Evenings are where my own work lives. Currently, I spend my after-work hours building a mobile app or testing different animation tools and workflows.
“When there's a motion-related problem to solve, it doesn't matter how you solve it, only that you do.”
How I got here
Starting my creative journey
Like many animators, I grew up strongly influenced by Japanese animation films, although I never thought animation could be my career. It wasn’t until junior year in college that the possibility came to me. My roommate, a film major, was doing an animation assignment which I tried drawing; I had so much fun doing it and people seemed to love it. I changed my major to film and animation there and then.
Landing my first few jobs, clients and/or commissions
My first real role was my apprenticeship at BUCK right after USC. I learned that what makes you valuable isn't any single skill; it's a mindset. When there's a motion-related problem to solve, it doesn't matter how you solve it, only that you do. That's what being tool-agnostic and a generalist means: staying open and willing to learn to crack every challenge. The fact that I was animating with different tools and mediums helped me get noticed.
Biggest challenges along the way
Self-promotion. Many of us in this field are introverts who live in our own heads. My instinct is to just make the work, so I had to learn the practical skill of self-promotion: how the algorithm works, how to write a caption, when to post, where to show your work. None of that is the art itself, but it's the part that decides whether anyone sees the art.
As an international artist, another real challenge is navigating the visa system. It's not talked about often, but your visa quietly shapes where you can work, the hours you can keep and how you're paid.
“A lot of my motion inspiration comes from physical movement and musical rhythm. I understand timing and weight through moving and listening first.”
Everyday skills I’ve found helpful for my creative work:
The first is communicating clearly and logically. So much of this job is explaining your choices to other people: what the client wants, why you designed a motion the way you did and the feeling that movement is meant to carry. Articulating my reasoning is a skill I’m still improving.
The second is physical movement and music: I dance, play tennis and love listening to music and singing. A lot of my motion inspiration comes from physical movement and musical rhythm. I understand timing and weight through moving and listening first.

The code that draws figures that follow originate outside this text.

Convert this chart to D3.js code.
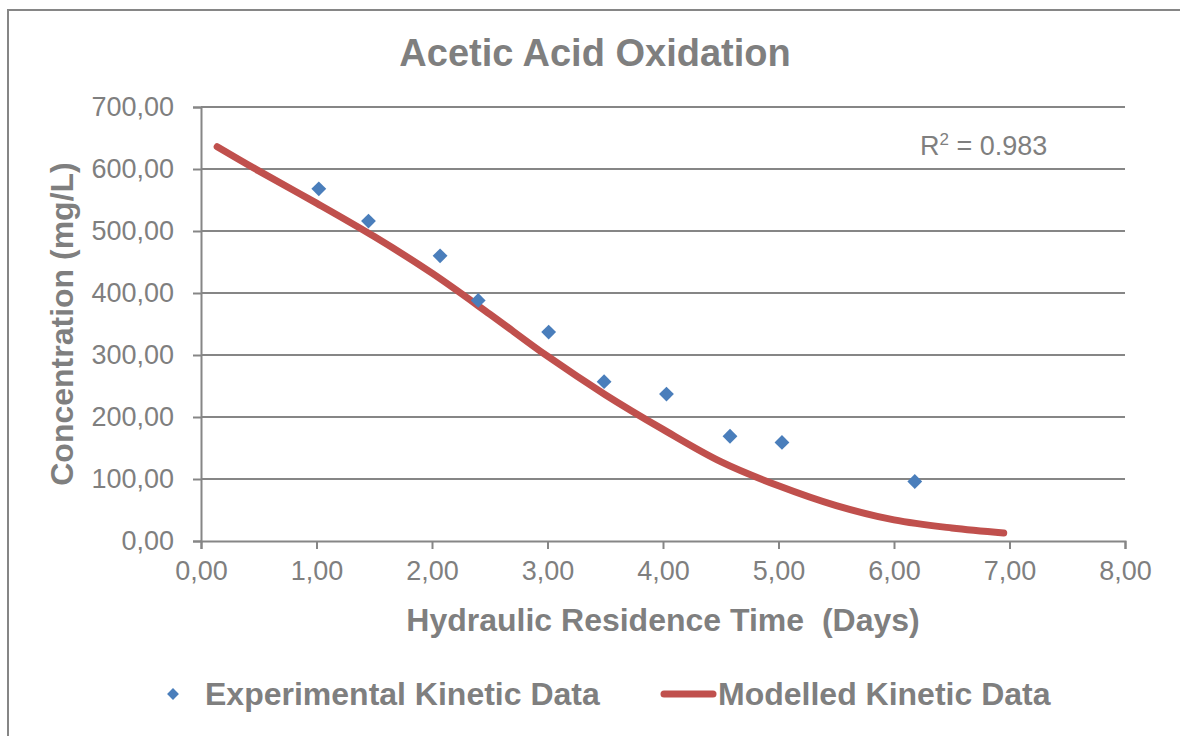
<!DOCTYPE html>
<html>
<head>
<meta charset="utf-8">
<script src="https://cdn.jsdelivr.net/npm/d3@7"></script>
<style>
    body { margin: 0; background: #ffffff; }
    svg { display: block; font-family: "Liberation Sans", Arial, sans-serif; }
</style>
</head>
<body>
<div id="chart"></div>
<script>
// data
var expDays = [1.02, 1.45, 2.07, 2.40, 3.01, 3.49, 4.03, 4.58, 5.03, 6.18];
var expConc = [568, 516, 460, 388, 337, 257, 237, 169, 159, 96];

var modelDays = [0.14, 0.5, 1.0, 1.5, 2.0, 2.5, 3.0, 3.5, 4.0, 4.5, 5.0, 5.5, 6.0, 6.5, 6.95];
var modelConc = [636, 597, 545, 491, 432, 366, 298, 236, 180, 128, 89, 57, 34, 21, 13];

var xTicks = [0, 1, 2, 3, 4, 5, 6, 7, 8];
var yTicks = [0, 100, 200, 300, 400, 500, 600, 700];

var W = 1180, H = 736;
var plotLeft = 201, plotRight = 1125, plotTop = 107, plotBottom = 541;
var textGrey = "#7f7f7f", lineGrey = "#868686";

var svg = d3.select("#chart")
    .append("svg")
    .attr("width", W)
    .attr("height", H);

// frame
svg.append("rect")
    .attr("x", 8)
    .attr("y", 10)
    .attr("width", W + 20)
    .attr("height", H + 20)
    .attr("fill", "white")
    .attr("stroke", lineGrey)
    .attr("stroke-width", 2);

var x = d3.scaleLinear().domain([0, 8]).range([plotLeft, plotRight]);
var y = d3.scaleLinear().domain([0, 700]).range([plotBottom, plotTop]);

var fmt = function(d) { return d3.format(".2f")(d).replace(".", ","); };

// gridlines
svg.append("g")
    .selectAll("line")
    .data(yTicks.slice(1))
    .enter()
    .append("line")
    .attr("x1", plotLeft)
    .attr("x2", plotRight)
    .attr("y1", function(d) { return y(d); })
    .attr("y2", function(d) { return y(d); })
    .attr("stroke", lineGrey)
    .attr("stroke-width", 2);

// y axis
var yAxis = svg.append("g")
    .attr("transform", "translate(" + plotLeft + ",0)")
    .call(d3.axisLeft(y).tickValues(yTicks).tickFormat(fmt).tickSize(8).tickPadding(19));
yAxis.select(".domain").attr("stroke", lineGrey).attr("stroke-width", 2);
yAxis.selectAll(".tick line").attr("stroke", lineGrey).attr("stroke-width", 2);
yAxis.selectAll(".tick text")
    .attr("fill", textGrey)
    .style("font-size", "27px");

// x axis
var xAxis = svg.append("g")
    .attr("transform", "translate(0," + plotBottom + ")")
    .call(d3.axisBottom(x).tickValues(xTicks).tickFormat(fmt).tickSize(8).tickPadding(12));
xAxis.select(".domain").attr("stroke", lineGrey).attr("stroke-width", 2);
xAxis.selectAll(".tick line").attr("stroke", lineGrey).attr("stroke-width", 2);
xAxis.selectAll(".tick text")
    .attr("fill", textGrey)
    .style("font-size", "27px");

// model curve
var model = modelDays.map(function(d, i) { return [d, modelConc[i]]; });
svg.append("path")
    .datum(model)
    .attr("d", d3.line()
        .x(function(d) { return x(d[0]); })
        .y(function(d) { return y(d[1]); })
        .curve(d3.curveCatmullRom))
    .attr("fill", "none")
    .attr("stroke", "#c0504d")
    .attr("stroke-width", 7)
    .attr("stroke-linecap", "round");

// experimental points
var diamond = d3.symbol().type(d3.symbolSquare).size(110);
svg.append("g")
    .selectAll("path")
    .data(expDays)
    .enter()
    .append("path")
    .attr("d", diamond)
    .attr("transform", function(d, i) { return "translate(" + x(d) + "," + y(expConc[i]) + ") rotate(45)"; })
    .attr("fill", "#4a7ebb");

// title
svg.append("text")
    .attr("x", 595)
    .attr("y", 66)
    .attr("text-anchor", "middle")
    .attr("fill", textGrey)
    .style("font-size", "38px")
    .style("font-weight", "bold")
    .text("Acetic Acid Oxidation");

// axis titles
svg.append("text")
    .attr("x", (plotLeft + plotRight) / 2)
    .attr("y", 631)
    .attr("text-anchor", "middle")
    .attr("fill", textGrey)
    .style("font-size", "32px")
    .style("font-weight", "bold")
    .style("white-space", "pre")
    .text("Hydraulic Residence Time  (Days)");

svg.append("text")
    .attr("transform", "translate(73," + (plotTop + plotBottom) / 2 + ") rotate(-90)")
    .attr("text-anchor", "middle")
    .attr("fill", textGrey)
    .style("font-size", "32px")
    .style("font-weight", "bold")
    .text("Concentration (mg/L)");

// R squared
var r2 = svg.append("text")
    .attr("x", 920)
    .attr("y", 155)
    .attr("fill", textGrey)
    .style("font-size", "27px");
r2.append("tspan").text("R");
r2.append("tspan").attr("dy", -10).style("font-size", "17px").text("2");
r2.append("tspan").attr("dy", 10).text(" = 0.983");

// legend
var legendY = 694;
svg.append("path")
    .attr("d", d3.symbol().type(d3.symbolSquare).size(70))
    .attr("transform", "translate(173," + legendY + ") rotate(45)")
    .attr("fill", "#4a7ebb");
svg.append("text")
    .attr("x", 205)
    .attr("y", legendY + 11)
    .attr("fill", textGrey)
    .style("font-size", "32px")
    .style("font-weight", "bold")
    .text("Experimental Kinetic Data");

svg.append("line")
    .attr("x1", 664)
    .attr("x2", 713)
    .attr("y1", legendY)
    .attr("y2", legendY)
    .attr("stroke", "#c0504d")
    .attr("stroke-width", 7)
    .attr("stroke-linecap", "round");
svg.append("text")
    .attr("x", 718)
    .attr("y", legendY + 11)
    .attr("fill", textGrey)
    .style("font-size", "32px")
    .style("font-weight", "bold")
    .text("Modelled Kinetic Data");
</script>
</body>
</html>
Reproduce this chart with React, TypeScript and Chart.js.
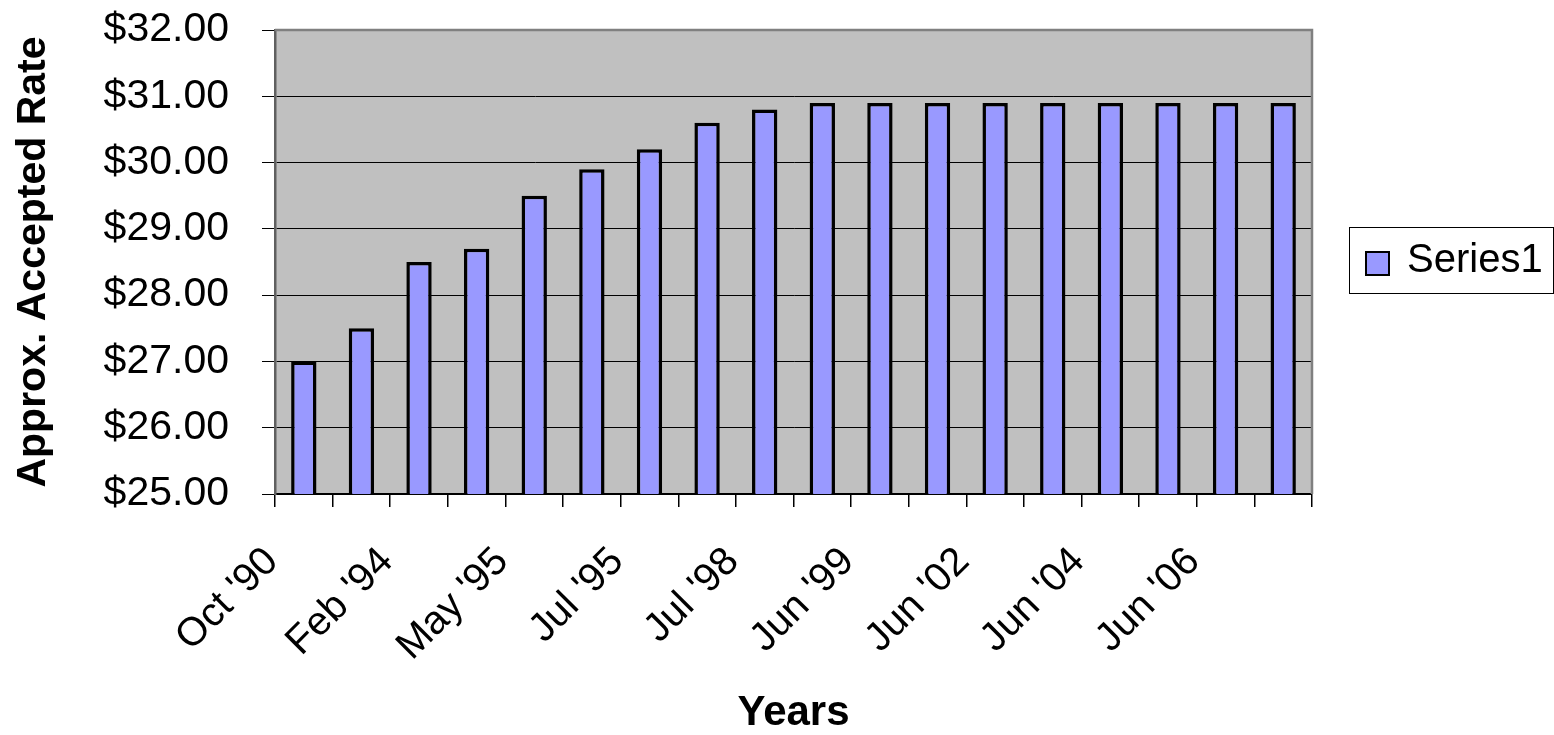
import React, { useEffect, useRef } from "react";
import { Chart, registerables } from "chart.js";

Chart.register(...registerables);

// Category labels (only every second label is printed in the original; the others are unknown)
const categories: string[] = [
  "Oct '90", "", "Feb '94", "", "May '95", "", "Jul '95", "", "Jul '98", "",
  "Jun '99", "", "Jun '02", "", "Jun '04", "", "Jun '06", "",
];

// Approx. accepted rate per category (USD)
const series1: number[] = [
  27.0, 27.5, 28.5, 28.7, 29.5, 29.9, 30.2, 30.6, 30.8,
  30.9, 30.9, 30.9, 30.9, 30.9, 30.9, 30.9, 30.9, 30.9,
];

const seriesName = "Series1";
const yMin = 25;
const yMax = 32;
const yStep = 1;
const xTitle = "Years";
const yTitle = "Approx. Accepted Rate";

const FONT = "'Liberation Sans', Arial, Helvetica, sans-serif";
const BAR_FILL = "#9999FF";

const plotFrame = {
  id: "plotFrame",
  beforeDraw(chart: any) {
    const { ctx, chartArea: a } = chart;
    ctx.save();
    ctx.fillStyle = "#C0C0C0";
    ctx.fillRect(a.left, a.top, a.right - a.left, a.bottom - a.top);
    ctx.restore();
  },
  afterDraw(chart: any) {
    const { ctx, chartArea: a } = chart;
    ctx.save();
    ctx.strokeStyle = "#808080";
    ctx.lineWidth = 2.5;
    ctx.beginPath();
    ctx.moveTo(a.left, a.top);
    ctx.lineTo(a.right, a.top);
    ctx.lineTo(a.right, a.bottom);
    ctx.stroke();
    ctx.restore();
  },
};

const boxLegend = {
  id: "boxLegend",
  afterDraw(chart: any) {
    const { ctx } = chart;
    const ds = chart.data.datasets[0];
    const bx = 1349, by = 227, bw = 204, bh = 66;
    ctx.save();
    ctx.fillStyle = "#FFFFFF";
    ctx.fillRect(bx, by, bw, bh);
    ctx.strokeStyle = "#000000";
    ctx.lineWidth = 1;
    ctx.strokeRect(bx + 0.5, by + 0.5, bw, bh);
    ctx.fillStyle = ds.backgroundColor;
    ctx.fillRect(1366, 252, 23, 23);
    ctx.lineWidth = 2;
    ctx.strokeRect(1366, 252, 23, 23);
    ctx.fillStyle = "#000000";
    ctx.font = `40px ${FONT}`;
    ctx.textBaseline = "middle";
    ctx.textAlign = "left";
    ctx.fillText(ds.label, 1407, 261);
    ctx.restore();
  },
};

export default function App() {
  const ref = useRef<HTMLCanvasElement | null>(null);

  useEffect(() => {
    document.body.style.margin = "0";
    const canvas = ref.current;
    if (!canvas) return;
    const chart = new Chart(canvas, {
      type: "bar",
      data: {
        labels: categories,
        datasets: [
          {
            label: seriesName,
            data: series1,
            backgroundColor: BAR_FILL,
            borderColor: "#000000",
            borderWidth: 3.5,
            barPercentage: 0.44,
            categoryPercentage: 1,
          },
        ],
      },
      options: {
        responsive: false,
        animation: false,
        devicePixelRatio: 1,
        layout: { padding: { top: 30, right: 242, left: 0, bottom: 0 } },
        plugins: {
          legend: { display: false },
          tooltip: { enabled: false },
        },
        scales: {
          x: {
            offset: true,
            grid: {
              offset: true,
              drawOnChartArea: false,
              drawTicks: true,
              tickLength: 13,
              color: "#000000",
              lineWidth: 1.5,
            },
            border: { display: true, color: "#000000", width: 2 },
            ticks: {
              autoSkip: false,
              maxRotation: 45,
              minRotation: 45,
              labelOffset: -32,
              padding: 34,
              color: "#000000",
              font: { family: FONT, size: 40, lineHeight: 1 },
            },
            title: {
              display: true,
              text: xTitle,
              color: "#000000",
              font: { family: FONT, size: 42, weight: "bold", lineHeight: 1 },
              padding: { top: 0, bottom: 1 },
            },
            afterFit: (s: any) => {
              s.height = 241;
              s.paddingLeft = 0;
              s.paddingRight = 0;
            },
          },
          y: {
            min: yMin,
            max: yMax,
            ticks: {
              stepSize: yStep,
              padding: 33,
              color: "#000000",
              font: { family: FONT, size: 41 },
              callback: (v: any) => "$" + Number(v).toFixed(2),
            },
            grid: {
              color: "#000000",
              lineWidth: 1,
              drawTicks: true,
              tickLength: 13,
            },
            border: { display: true, color: "#606060", width: 2.5 },
            title: {
              display: true,
              text: yTitle,
              color: "#000000",
              font: { family: FONT, size: 41, weight: "bold", lineHeight: 1 },
              padding: { top: 13, bottom: 0 },
            },
            afterFit: (s: any) => {
              s.width = 275;
              s.paddingTop = 0;
              s.paddingBottom = 0;
            },
          },
        },
      },
      plugins: [plotFrame, boxLegend],
    } as any);
    return () => chart.destroy();
  }, []);

  return (
    <div style={{ width: 1554, height: 735 }}>
      <canvas ref={ref} width={1554} height={735} style={{ display: "block" }} />
    </div>
  );
}
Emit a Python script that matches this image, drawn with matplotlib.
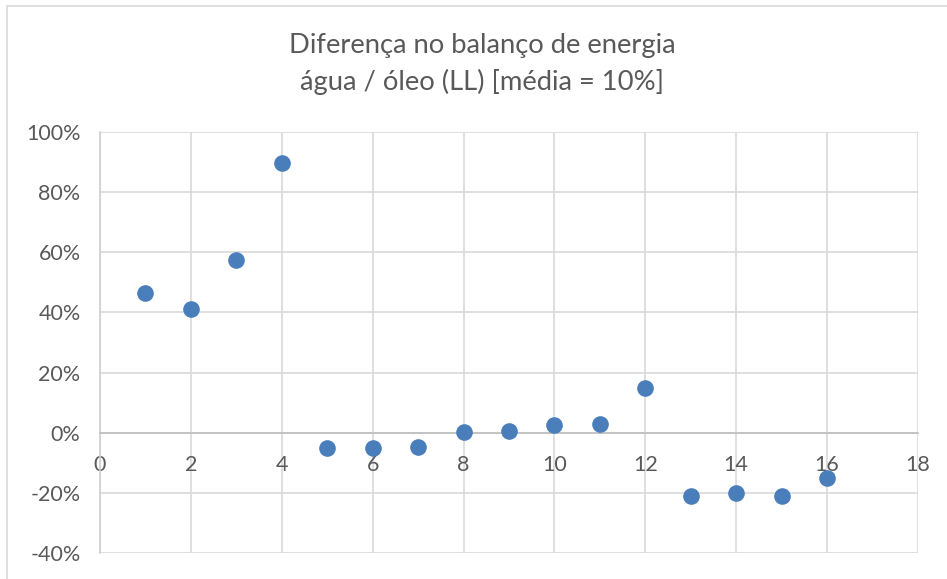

'Year of the Horse' animation
My social media and self-promotion vibe is…
Very much in progress. It doesn't come naturally to me, but I believe genuineness is gold. My favourite thing to post is a sudden creative burst. Having people react and relate to that unique energy makes me really motivated and fulfilled. But going forward, I want to share more of my work-in-progress and techniques.
Three things I've found useful in my career:
- The Collective podcast: a podcast hosted by Ash Thorp, featuring honest discussions with creative industry leaders from around the world. It’s given me a lot of insights into the industry and stories of how other creatives came to be.
- Luma: an app to meet people, exchange ideas and find community.

'Merge' animation
My greatest learnings when it comes to making money and supporting myself as a creative:
Set clear rates, use contracts and deposits, invoice promptly and know how to push back. Treating the business side as part of the craft is what lets the creative side survive.
Advice
My most useful career tips
Stay a generalist and stay tool-agnostic. Friends and students constantly ask me whether to specialize and my answer is always the opposite. With AI and online communities, you can teach yourself almost anything; each new tool expands your style, your vision and your sense of self. Think about the problem/creative vision you’re trying to solve first and learn the tools that solve it; not the other way around.
“With AI and online communities, you can teach yourself almost anything; each new tool expands your style, your vision and your sense of self.”
Where I go to feel connected as a creative
Sometimes I cold dm artists whose work I love on Instagram and grab coffee with them in a vibey cafe in LA. Every other week, I go to a local event for artists/creative people in tech. Talking to people from different industries broadens my vision as an artist.
What I'd say to someone looking to get into a similar role
Learn tools fearlessly and show that curiosity and ability to solve problems in your portfolio. Post the process, reach out to people whose work you admire, find mentors.